Should Black Lives Matter Compromise? No.
Meant to say this a few days ago, but I will now: Barack Obama is flat out wrong about Black Lives Matter.
At a youth town hall in London Saturday, President Obama said that activists, specifically Black Lives Matter activists, need to be willing to compromise and that sometimes, the tone of the activism can turn people off to their message.
While answering questions from students and young people, Obama praised the Black Lives Matter movement for bringing to light the issues of police brutality and racial discrimination, but he says, their tone can mean that sometimes the message gets lost.
“You can’t just keep on yelling at them and you can’t refuse to meet because that might compromise the purity of your position,” Obama said. “The value of social movements and activism is to get you at the table, get you in the room and then start trying to figure out how is this problem going to be solved. You then have a responsibility to prepare an agenda that is achievable —that can institutionalize the changes you seek and to engage the other side.”
Obama brought up compromise often in his speech, imploring youth activists and political hopefuls to learn how to compromise and to not see opponents or those on the other side of the aisle as enemies.

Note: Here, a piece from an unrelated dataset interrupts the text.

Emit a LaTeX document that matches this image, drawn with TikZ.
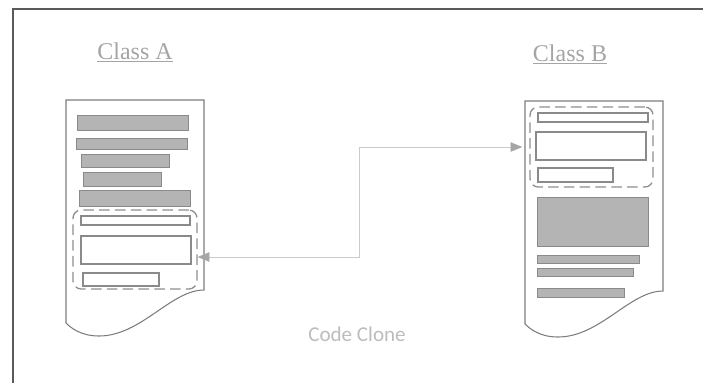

“If you spend time with people who just agree with you on any particular issue, you become even more extreme in your convictions because you’re never contradicted and everyone just mutually reinforces their perspective,” he said. “That’s why I think it is so important for all the young people here to seek out people who don’t agree with you.
No.
I get why Barack Obama is saying this. It’s the world he lives in. And that’s fine. At some point, compromise happens on any piece of legislation. That’s how one kind of politics works. But that politics doesn’t happen unless people are out on the streets demanding it, refusing to compromise, and causing problems for politicians until they do something about it. The recent minimum wage increases are directly connected to the Fight for $15, for instance. That sort of direct action moves the party left and takes incredibly lame insiders like Terry McAuliffe and forces them to do the right thing, increasing people’s rights. We need an electoral politics and we need a protest politics and they don’t have to be completely intertwined. Without direct action on the street demanding complete capitulation to a given agenda, the partial victories won’t happen. Obama wouldn’t even be talking about these issues in London if activists weren’t yelling in Ferguson and Baltimore and Cleveland.
You know how you get Black Lives Matter to tone down its message? Allow black lives to matter. These activists might inconvenient the president. Good. Do something about it. He should advocate for the legislation you want and then accept the inevitable compromise that at least moves the ball forward. Even then, the activists should not. This is how change takes place. Those uncomfortable with protest politics need to understand this. Including the president.